Hijab sur les terrains de foot : la classe politique française s’empare de la polémique
L’éventuelle autorisation pour des footballeuses de porter le hijab sur le terrain en France, défendue lundi devant le Conseil d’État par le rapporteur public, a été vivement critiquée mardi par la droite et l’extrême droite qui ont appelé, comme la majorité présidentielle, à légiférer si nécessaire.
Le collectif des Hijabeuses a contesté lundi devant la justice administrative l’article 1 du règlement de la Fédération française de Football (FFF) interdisant « tout port de signe ou tenue manifestant ostensiblement une appartenance politique, philosophique, religieuse ou syndicale ».
Traduction : « Le sport doit être accessible et inclusif pour chacun d’entre nous. Pour que cela inclue également les athlètes féminines musulmanes, la @FFF doit changer ses politiques pour prévenir les abus, la discrimination et l’exclusion. »

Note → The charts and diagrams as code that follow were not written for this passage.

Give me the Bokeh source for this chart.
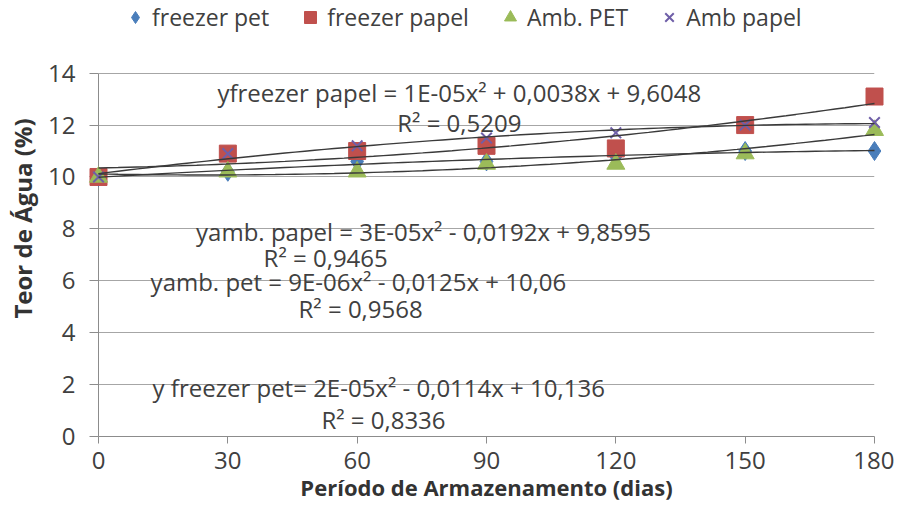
import numpy as np
from bokeh.plotting import figure
from bokeh.models import Legend, LegendItem, FixedTicker, ColumnDataSource
from bokeh.core.properties import value
from bokeh.embed import file_html
from bokeh.resources import INLINE

# ---- data ----
dias = [0, 30, 60, 90, 120, 150, 180]
freezer_pet = [10.0, 10.2, 10.6, 10.6, 10.8, 11.0, 11.0]
freezer_papel = [10.0, 10.9, 11.0, 11.2, 11.1, 12.0, 13.1]
amb_pet = [10.0, 10.2, 10.2, 10.5, 10.5, 10.9, 11.8]
amb_papel = [10.0, 10.9, 11.2, 11.5, 11.7, 12.0, 12.1]

series_names = ["freezer pet", "freezer papel", "Amb. PET", "Amb papel"]
x_ticks = [0, 30, 60, 90, 120, 150, 180]
y_ticks = [0, 2, 4, 6, 8, 10, 12, 14]

eq_text = [
    "yfreezer papel = 1E-05x² + 0,0038x + 9,6048",
    "R² = 0,5209",
    "yamb. papel = 3E-05x² - 0,0192x + 9,8595",
    "R² = 0,9465",
    "yamb. pet = 9E-06x² - 0,0125x + 10,06",
    "R² = 0,9568",
    "y freezer pet= 2E-05x² - 0,0114x + 10,136",
    "R² = 0,8336",
]
# label anchors (data units)
eq_x = [83.7, 83.7, 75.4, 52.7, 60.3, 60.8, 65.0, 66.1]
eq_y = [13.27, 12.1, 7.9, 6.9, 5.98, 4.94, 1.89, 0.66]

FONT = "Open Sans"
TXT = "#404040"

# frame extends to the top of the canvas so the legend can sit above the 0-14 axis
p = figure(width=894, height=509, output_backend="svg", toolbar_location=None,
           x_range=(0, 180), y_range=(0, 16.8),
           min_border_left=98, min_border_right=20, min_border_top=0, min_border_bottom=73)
p.outline_line_color = None
p.background_fill_color = "white"
p.border_fill_color = "white"

# axes
p.xaxis.ticker = FixedTicker(ticks=x_ticks)
p.yaxis.ticker = FixedTicker(ticks=y_ticks)
p.yaxis.bounds = (0, 14)
for ax in (p.xaxis[0], p.yaxis[0]):
    ax.major_label_text_font = FONT
    ax.major_label_text_font_size = "24px"
    ax.major_label_text_color = TXT
    ax.axis_label_text_font = FONT
    ax.axis_label_text_font_style = "bold"
    ax.axis_label_text_color = "#333333"
    ax.axis_line_color = "#8c8c8c"
    ax.major_tick_line_color = "#8c8c8c"
    ax.minor_tick_line_color = None
    ax.major_tick_in = 0
p.xaxis.major_tick_out = 7
p.yaxis.major_tick_out = 9
p.xaxis.major_label_standoff = 8
p.yaxis.major_label_standoff = 14
p.xaxis.axis_label = "Período de Armazenamento (dias)"
p.yaxis.axis_label = "Teor de Água (%)"
p.xaxis.axis_label_text_font_size = "22px"
p.yaxis.axis_label_text_font_size = "24px"
p.xaxis.axis_label_standoff = 0
p.yaxis.axis_label_standoff = 6

p.xgrid.grid_line_color = None
p.ygrid.grid_line_color = "#a6a6a6"
p.ygrid.grid_line_width = 1

# trend lines (quadratic least squares fits of the data)
xs_fit = np.linspace(0, 180, 80)
all_series = [freezer_pet, freezer_papel, amb_pet, amb_papel]

styles = [
    dict(marker="diamond", size=19, fill_color="#4a7ebb", line_color="#4a7ebb"),
    dict(marker="square", size=17, fill_color="#c0504d", line_color="#c0504d"),
    dict(marker="triangle", size=18, fill_color="#9bbb59", line_color="#9bbb59"),
    dict(marker="x", size=15, fill_color=None, line_color="#6f5fa8", line_width=2),
]

renderers = []
for ys, st in zip(all_series, styles):
    src = ColumnDataSource(dict(x=dias, y=ys))
    r = p.scatter("x", "y", source=src, level="overlay", **st)
    renderers.append(r)

for ys in all_series:
    coef = np.polyfit(dias, ys, 2)
    p.line(xs_fit, np.polyval(coef, xs_fit), line_color="#3a3a3a", line_width=1.4, level="overlay")

# equations
p.text(x=eq_x, y=eq_y, text=eq_text, text_font=value(FONT), text_font_size="24px",
       text_color=TXT, text_align="center", text_baseline="middle")

# legend
items = [LegendItem(label=n, renderers=[r]) for n, r in zip(series_names, renderers)]
legend = Legend(items=items, orientation="horizontal", location=(22, 403),
                label_text_font=FONT, label_text_font_size="23px", label_text_color=TXT,
                border_line_color=None, background_fill_alpha=0,
                glyph_width=30, glyph_height=30, label_standoff=2, spacing=26,
                padding=0, margin=0)
p.add_layout(legend, "center")

open("out.html", "w").write(file_html(p, INLINE))
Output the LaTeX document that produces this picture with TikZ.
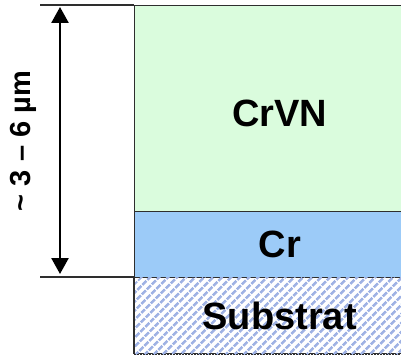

Pendant l’audience, le rapporteur public, qui dit le droit et dont l’avis est généralement suivi, est allé dans leur sens, en émettant un bémol pour le cas de la sélection nationale. Il a recommandé l’annulation de cet article et demandé que la FFF modifie son règlement.
Le Conseil d’État, la plus haute juridiction administrative française, rendra sa décision d’ici trois semaines.
Mais le ministre de l’Intérieur Gérald Darmanin s’est dit « très opposé » à ce qu’il donne raison au collectif. Il a dénoncé « les associations communautaristes », qui veulent donner « un coup de boutoir contre la République ». « On n’a pas à porter des vêtements religieux quand on fait du sport. »
« Le conseil d’État est une instance extrêmement sage. J’espère profondément pour la République qu’ils garderont la neutralité sur les terrains de sport », a-t-il conclu.
Mardi matin, le côté droit de l’échiquier politique appelait à légiférer sur la question.
« Le hijab dans le sport, c’est non ! Et nous ferons une loi pour faire respecter ça », a tweeté la présidente des députés Rassemblement national (RN, extrême droite) à l’Assemblée, Marine Le Pen.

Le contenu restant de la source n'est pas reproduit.